Massed sunflowers as seedheads - an attempt at a natural community

The big developments are taking place outside the UK, it seems – the speakers referred to Eastern Europe and Germany as areas where exploration into new planting styles are furthest advanced.  These developments hinge on the the naturalism of wild plant communities, and this naturalism is something we are also exploring in the UK.
Through research into plant communities such as meadows, steppes and prairies, there have crept into our planting palette over the past 20 years the echinaceas, rudbeckias, grasses, eupatoriums and countless other varieties.  Wilder-looking than traditional garden plants (although, of course, hybridisation and selections mean that we are seeing increasing numbers of cultivars that are shorter, more floriferous, more brightly-coloured and more ‘garden-worthy’) these plants have been used widely in less formal plantings in the UK and beyond. 
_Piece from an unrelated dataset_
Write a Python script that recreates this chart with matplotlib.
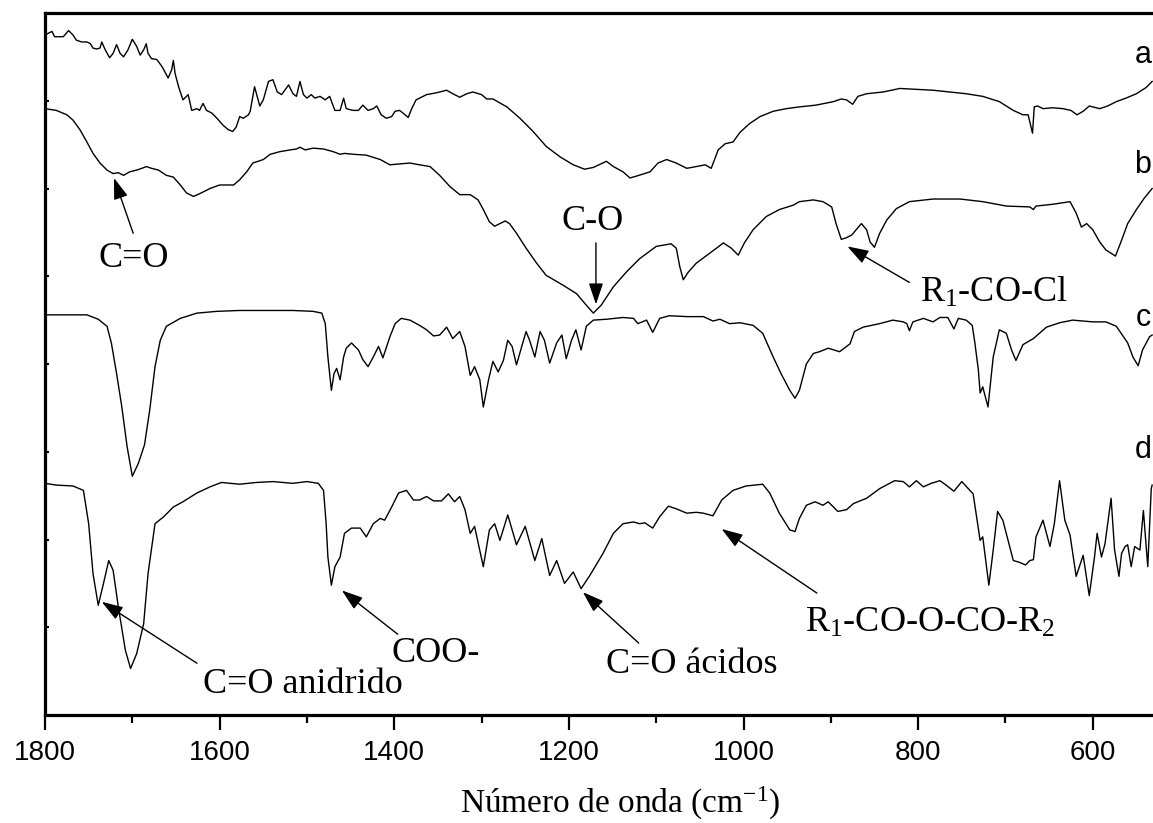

Drifts of natural-looking plants evoke the combinations of plants found in nature
The New Perennial style, prairie plantings and drift planting all use this type of plant material, but such gardens need to be created on a large scale in order to succeed fully.  Meadows and ‘pictorial meadows’ are now equally engineered, and while we call them ‘naturalistic’ they are in no way natural – they are gardens, and as such are as much an artifice as a rose garden underplanted with catmint.  The fact that they emulate nature helps us to view them as ‘wild’, but in reality I think that they are emblematic of our current uneasy relationship with the natural world.

A roof garden in California - local flora massed for ornamental and ecological impact
While news regarding the environment is continually gloomy – climate change, deforestation and biodiversity issues continue to worsen it seems, no matter how much we say we want to make amends – we appear to be seeking a way of both salving our consciences as well as creating little bits of nature to return to from the pressures of the modern world.  That is what gardens have always been, of course, but the yearning to have a patch of ground that looks as though it could be a piece of unimproved nature seems to be getting stronger.  Seed mixes for meadows can be tweaked for their aesthetic value, and while they may help to improve biodiversity, a similar effect can be created in most traditional gardens by letting the lawn grow a bit weedy and leaving flowering stems to stand through the winter.
Don’t get me wrong – I love the new styles of naturalistic meadows and prairies, engineered plant communities and green roofs – I just don’t think we should fool ourselves that we are making anything less artificial than a traditional garden.  The biggest benefits come from the maintenance regimes we adopt, and these can become wildlife-friendly no matter what our preferred style of gardening.  The danger of ‘going wild’ is that, in small spaces, any sense of underlying structure is lost, and gardens lack focus.  On an appropriately large scale there is still scope for areas of naturalistic planting within an established layout.

Gardening with a light touch - drifts of plausibly 'native' plants in a woodland setting

Dan Pearson reflected yesterday that he hopes, in large areas of his new garden, to allow nature to have the upper hand – by careful editing, restrained addition and sympathetic management he aims to create his garden from what is there, on the ground.  Perhaps this is as close as we will get to a truly naturalistic garden  – but it will still be a garden.